Sad to relate, only a few individuals in Clovis knew what chili was at the time, so the aberrations and their resulting heartburn faded into obscurity.
Other prize winning New Mexico communities soon got into the act, such as the landing of a 50-foot Corelle dinner plate at Socorro, glowing grave stones at Dulce, constant underground humming at Taos, and a winning hockey team at Floyd.
But before things got completely out of hand, the community of Roswell, in a move toward conciliation, broke into the lead with the “1947 Roswell Story.” It was a simple, ageless fable, 40 years after the fact, about a crashed spacecraft brimming over with aliens, brass bands, confetti, girls in bikinis, and a top secret government cover up aimed at erasing 1947, a year when absolutely nothing worthwhile took place anyway.
So cleverly publicized was the Roswell yarn that all other New Mexico anecdotes faded into obscurity or were barely footnoted.
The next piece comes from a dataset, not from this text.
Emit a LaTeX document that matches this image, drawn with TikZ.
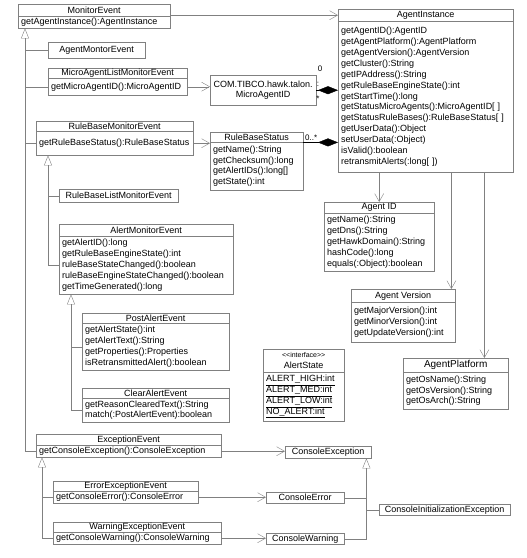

Even Gov. Richardson’s championship run in the grueling nine furlongs Roundhouse Marathon was sidestepped.
The Roswell story steamrolled on to win the coveted “Orrery” award, a small gold statue of a space alien riding sidesaddle on a meteor. And that action resulted in even more yarns dedicated to the proposition that Roswell folks will say anything as long as it lures money out of the pockets of motorists on their way to the nuclear waste depository at Carlsbad, where the sun always shines.
All of which brings us up to date in Portales where the question arises: Why has this community never experienced a wild and woolly alien invasion and cashed in on it?
I lean toward an explanation that says local Post Office patrons are forced every day to play matador with 18-wheelers rumbling up and down the town’s main streets and have little emotion left for spacemen. In fact, when Hollywood’s latest horror movies come to town, locals believe they’re watching slapstick comedy.
But records of UFO sightings in Roosevelt County do exist even though the stories surface only in tipsy whispers, because no one takes them seriously without a couple martinis. Take the story of Noel Noffstocker of Elida who went snipe hunting one night with his son, Yule, and spotted a throbbing light in the sky.
“What’s that, Daddy?” Yule asked.
“Shut up,” Noel replied. “You’ll scare the snipes.”
Yule shook his head. “Ain’t no such a thing as snipes. Ma just wanted us out of the house so she could watch wrestling in peace.”
“Oh yeah?” Noel said. “Then what are those little green things running around with no clothes on?”
To cut this story short, Noel and Yule captured one of the creatures in a snipe sack and lugged it home. Ma Noffstocker took one look and said, “Ain’t enough I got to cook you up a space alien, you expect me to dress it too?”
Later that same night a brakeman on the Greyhound Stadium Zephyr claimed he had a conversation with a bug-eyed spaceman who was carrying a lantern. The alien, according to the brakeman, was looking for a well-dressed college student.
“Did he find one?” his friends asked.
The brakeman shrugged. “Who cares?”
Which shows that if folks in Portales ever hope to promote anything close to the Roswell story, they’ll have to do something about their unflagging apathy. But as the brakeman said, “Who cares?”